If not my house then whose? The case of ongoing demolition in Bor Town

Posted: March 3, 2018 by PaanLuel Wël in Junub Sudan

If not my house then whose? The case of ongoing demolition in Bor Town

Makwei Achol Thiong, China

March 3, 2018 (SSB) — I heard that demolition has extended to my compound in Bor. Three houses are gone except kitchen. My family is camping in the open. But what do we need of emerging cities like Bor?

The urbanization phenomenon gives us the belief that we must shift from traditional village settlement characterized by slumization to modern cities. Modern cities are collections of people and innovations, organize and manage by government institutions and assisted by private associations to enhance businesses and bring about more economic and social progress.

Inasmuch as cities are meant to improve people’s livelihoods, they also tend to be hotspots of crime and inequality. To put it in the words of Robert Adam “the modern city is the wilderness, the urban jungle”. Cities are places of divergence. The challenge is how to enhance sound urban civilization in the midst of all these retorts.

In South Sudan, urban growth is misguided. It’s struggling to takeoff and/or shrug-off the concepts of traditional settlement.
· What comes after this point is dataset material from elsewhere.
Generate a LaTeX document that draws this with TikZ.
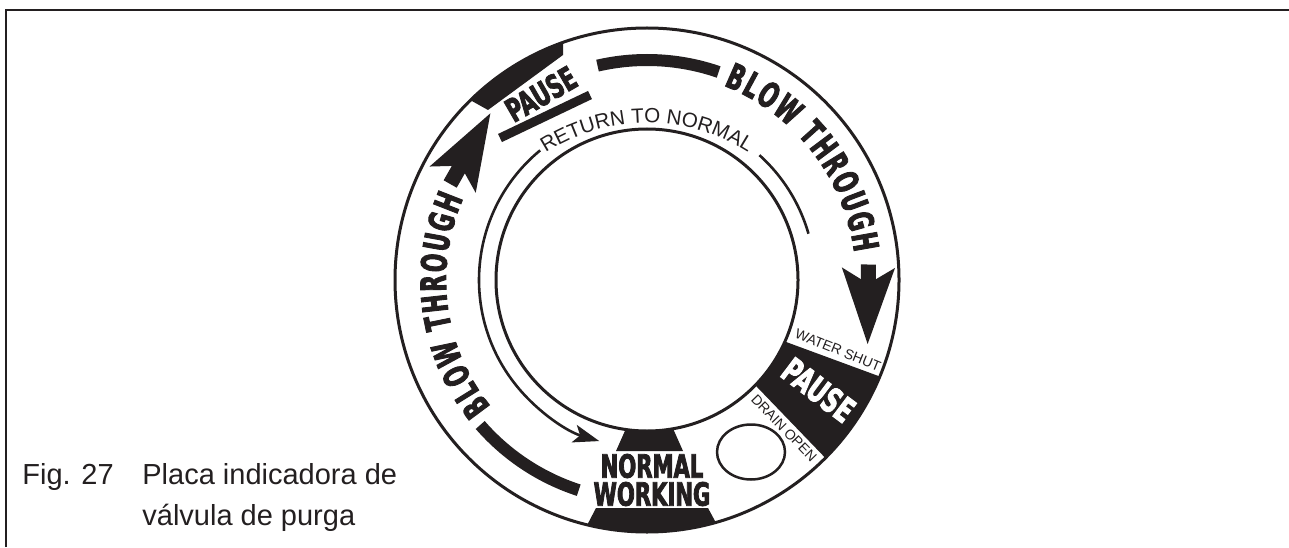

Look at Juba, the country’s capital, you’ll find that as big as residential block/quarter is predominantly inhabited by a family (relatives). Any efforts by concern local government authorities to implement City’s Master Plans are met with deadly venom.
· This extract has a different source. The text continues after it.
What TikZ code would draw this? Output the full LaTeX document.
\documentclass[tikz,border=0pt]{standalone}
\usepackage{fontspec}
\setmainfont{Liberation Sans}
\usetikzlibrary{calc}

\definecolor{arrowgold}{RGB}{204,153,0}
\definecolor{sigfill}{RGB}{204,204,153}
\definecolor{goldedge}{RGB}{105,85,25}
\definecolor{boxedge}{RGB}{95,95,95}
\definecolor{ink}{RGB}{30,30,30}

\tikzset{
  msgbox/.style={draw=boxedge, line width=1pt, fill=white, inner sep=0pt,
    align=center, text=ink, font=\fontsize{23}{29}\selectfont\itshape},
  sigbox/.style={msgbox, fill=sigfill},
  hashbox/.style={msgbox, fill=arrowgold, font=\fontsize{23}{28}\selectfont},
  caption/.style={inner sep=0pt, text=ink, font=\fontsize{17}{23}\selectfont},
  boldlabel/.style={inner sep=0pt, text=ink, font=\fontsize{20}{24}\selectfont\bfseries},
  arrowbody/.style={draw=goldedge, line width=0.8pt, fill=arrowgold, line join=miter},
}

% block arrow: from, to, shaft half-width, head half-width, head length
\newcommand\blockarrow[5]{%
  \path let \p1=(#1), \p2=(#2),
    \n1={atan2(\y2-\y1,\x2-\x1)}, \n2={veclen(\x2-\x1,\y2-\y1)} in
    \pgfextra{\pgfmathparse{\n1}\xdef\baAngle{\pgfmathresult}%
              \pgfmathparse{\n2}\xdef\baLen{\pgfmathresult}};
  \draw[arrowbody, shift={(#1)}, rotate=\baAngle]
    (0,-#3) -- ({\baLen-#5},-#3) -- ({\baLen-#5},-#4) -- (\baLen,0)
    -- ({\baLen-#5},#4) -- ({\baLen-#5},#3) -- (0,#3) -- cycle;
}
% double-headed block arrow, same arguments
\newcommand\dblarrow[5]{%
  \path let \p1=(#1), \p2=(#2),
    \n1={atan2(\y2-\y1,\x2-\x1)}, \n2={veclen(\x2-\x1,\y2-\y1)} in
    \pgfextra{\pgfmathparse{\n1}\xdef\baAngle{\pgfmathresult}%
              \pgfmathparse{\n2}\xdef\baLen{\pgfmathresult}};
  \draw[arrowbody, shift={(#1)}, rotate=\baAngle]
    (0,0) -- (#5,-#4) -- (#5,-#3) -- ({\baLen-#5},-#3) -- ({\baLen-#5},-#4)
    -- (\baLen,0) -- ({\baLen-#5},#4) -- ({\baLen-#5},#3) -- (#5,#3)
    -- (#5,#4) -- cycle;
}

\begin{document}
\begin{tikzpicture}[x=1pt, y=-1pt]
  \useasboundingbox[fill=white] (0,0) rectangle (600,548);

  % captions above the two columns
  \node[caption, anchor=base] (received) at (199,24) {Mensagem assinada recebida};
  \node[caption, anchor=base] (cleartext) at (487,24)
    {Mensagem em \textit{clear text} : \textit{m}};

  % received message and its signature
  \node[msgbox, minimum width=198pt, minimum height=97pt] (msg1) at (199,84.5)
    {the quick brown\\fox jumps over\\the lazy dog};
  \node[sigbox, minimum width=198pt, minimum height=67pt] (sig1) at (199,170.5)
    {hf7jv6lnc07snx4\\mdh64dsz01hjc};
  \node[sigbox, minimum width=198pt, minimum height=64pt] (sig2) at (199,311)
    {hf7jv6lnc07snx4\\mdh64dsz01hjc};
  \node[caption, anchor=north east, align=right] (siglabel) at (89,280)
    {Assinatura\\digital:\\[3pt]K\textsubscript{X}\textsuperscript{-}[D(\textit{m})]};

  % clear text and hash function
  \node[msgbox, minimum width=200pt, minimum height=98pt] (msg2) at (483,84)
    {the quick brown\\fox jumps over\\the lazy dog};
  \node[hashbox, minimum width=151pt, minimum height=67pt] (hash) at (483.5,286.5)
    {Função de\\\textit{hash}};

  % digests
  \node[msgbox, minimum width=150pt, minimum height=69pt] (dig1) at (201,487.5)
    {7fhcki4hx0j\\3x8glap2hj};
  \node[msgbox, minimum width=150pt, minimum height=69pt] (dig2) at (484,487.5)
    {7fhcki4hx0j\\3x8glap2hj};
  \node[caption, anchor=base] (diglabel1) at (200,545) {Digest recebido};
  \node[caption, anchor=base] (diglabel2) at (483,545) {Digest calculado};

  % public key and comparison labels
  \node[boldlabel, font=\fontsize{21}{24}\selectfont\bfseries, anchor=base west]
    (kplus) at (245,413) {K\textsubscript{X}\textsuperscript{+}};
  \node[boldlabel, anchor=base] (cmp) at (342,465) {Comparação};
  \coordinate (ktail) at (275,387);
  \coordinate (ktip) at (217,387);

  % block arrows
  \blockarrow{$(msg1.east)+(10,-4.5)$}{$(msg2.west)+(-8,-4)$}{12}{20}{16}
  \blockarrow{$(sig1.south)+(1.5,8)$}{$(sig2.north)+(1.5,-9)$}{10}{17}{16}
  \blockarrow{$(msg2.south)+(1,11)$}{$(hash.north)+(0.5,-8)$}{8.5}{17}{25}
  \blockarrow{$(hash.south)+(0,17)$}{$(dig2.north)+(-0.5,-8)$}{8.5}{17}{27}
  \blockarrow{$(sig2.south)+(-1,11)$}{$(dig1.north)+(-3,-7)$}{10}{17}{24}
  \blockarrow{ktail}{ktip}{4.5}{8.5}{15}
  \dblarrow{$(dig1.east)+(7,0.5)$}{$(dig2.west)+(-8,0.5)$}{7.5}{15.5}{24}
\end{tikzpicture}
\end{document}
Yes, insecurity in most of our rural villages forces people to seek resettlement in urban cities where there is relative tranquility and might have aided such kind of settlement. But again, when we (are) resettled in the city, we need social services availed to us. We need good roads, clean water, good schools, recreation points, proper drainage, etc.

Those criminals you deserted your village of will still follow you to the city if they have nothing to dwell on there. And if they learn new tricks from elite gangs of the city, urban life would turn horrible. Because all of them will prey on you badly. So allow city authorities to help you response to any emergency they may cause in the future. And this response to future emergency is what is called Municipal/City Master Plan. It can even include creating a new society where your neighbor is not your relative, if it solves certain problem.

We need good roads, clean water, schools, proper drainage for flood-prone cities like Bor, recreation points, etc. But such services can not be advanced without Municipal Plans being implemented. Stepwise, the town develops as a slum or more like an extended family. No innovation, social and economic civilization is  hindered. In fact, the whole town would be a Big Village.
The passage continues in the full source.